Written instruction ▸ In the material below, count the lines with the word "chart" and state that number only.

Entries provided ▸

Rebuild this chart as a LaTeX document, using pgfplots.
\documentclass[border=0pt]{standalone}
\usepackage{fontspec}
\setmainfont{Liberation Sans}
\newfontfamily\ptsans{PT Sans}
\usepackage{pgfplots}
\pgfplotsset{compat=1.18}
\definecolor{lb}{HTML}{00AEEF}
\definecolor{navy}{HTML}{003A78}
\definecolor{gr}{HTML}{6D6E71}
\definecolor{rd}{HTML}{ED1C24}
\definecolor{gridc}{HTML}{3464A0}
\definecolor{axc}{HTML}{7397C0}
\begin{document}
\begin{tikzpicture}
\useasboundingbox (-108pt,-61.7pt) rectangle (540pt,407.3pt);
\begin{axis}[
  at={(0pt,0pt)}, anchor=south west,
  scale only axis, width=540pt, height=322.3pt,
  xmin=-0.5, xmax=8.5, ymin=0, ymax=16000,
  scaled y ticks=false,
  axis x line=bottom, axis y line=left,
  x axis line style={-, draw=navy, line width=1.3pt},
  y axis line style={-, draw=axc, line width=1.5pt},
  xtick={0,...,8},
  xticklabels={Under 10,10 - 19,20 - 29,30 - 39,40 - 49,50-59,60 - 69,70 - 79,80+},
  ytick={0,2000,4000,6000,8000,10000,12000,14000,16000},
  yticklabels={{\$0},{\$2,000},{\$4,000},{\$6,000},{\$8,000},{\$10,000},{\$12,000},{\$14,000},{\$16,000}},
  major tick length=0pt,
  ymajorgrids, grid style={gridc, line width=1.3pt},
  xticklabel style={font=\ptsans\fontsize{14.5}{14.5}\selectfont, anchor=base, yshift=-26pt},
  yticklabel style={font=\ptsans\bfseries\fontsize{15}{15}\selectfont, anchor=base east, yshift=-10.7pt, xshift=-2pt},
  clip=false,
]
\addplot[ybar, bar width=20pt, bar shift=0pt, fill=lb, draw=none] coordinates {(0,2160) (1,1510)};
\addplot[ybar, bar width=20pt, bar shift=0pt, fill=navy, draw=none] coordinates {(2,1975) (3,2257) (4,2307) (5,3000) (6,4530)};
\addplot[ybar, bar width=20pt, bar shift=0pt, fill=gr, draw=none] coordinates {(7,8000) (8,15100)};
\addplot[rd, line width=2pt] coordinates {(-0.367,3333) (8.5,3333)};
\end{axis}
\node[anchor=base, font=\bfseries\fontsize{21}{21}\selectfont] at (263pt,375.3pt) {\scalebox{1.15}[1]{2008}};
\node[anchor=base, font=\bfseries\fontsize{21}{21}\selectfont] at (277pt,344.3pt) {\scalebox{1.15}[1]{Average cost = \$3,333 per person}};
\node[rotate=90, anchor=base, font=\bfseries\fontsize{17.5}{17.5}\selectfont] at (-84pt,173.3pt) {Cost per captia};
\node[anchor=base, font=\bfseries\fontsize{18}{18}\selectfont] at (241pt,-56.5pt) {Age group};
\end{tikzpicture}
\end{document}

--

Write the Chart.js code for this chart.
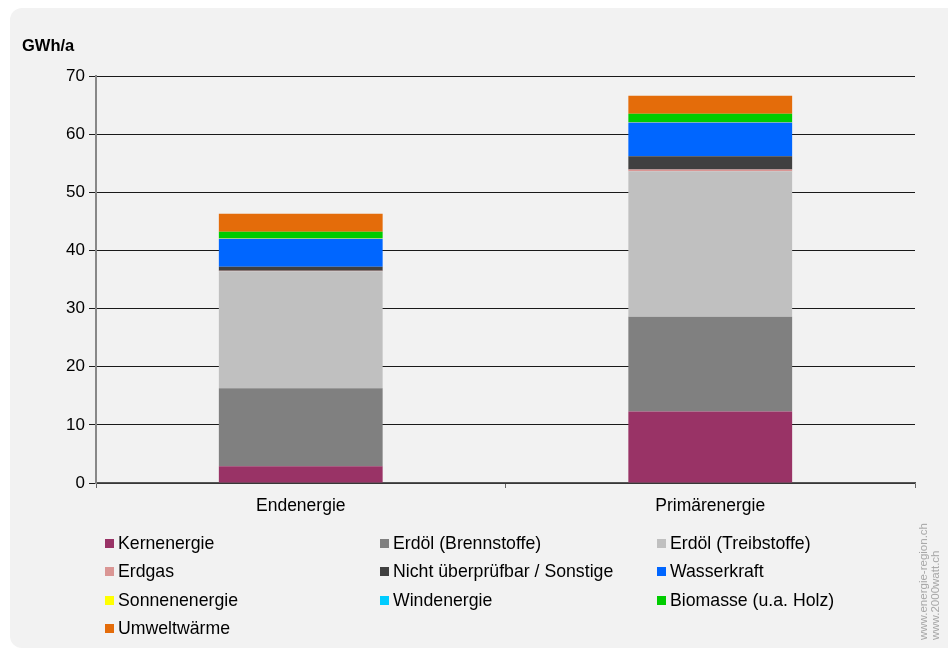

Final result ▸ 2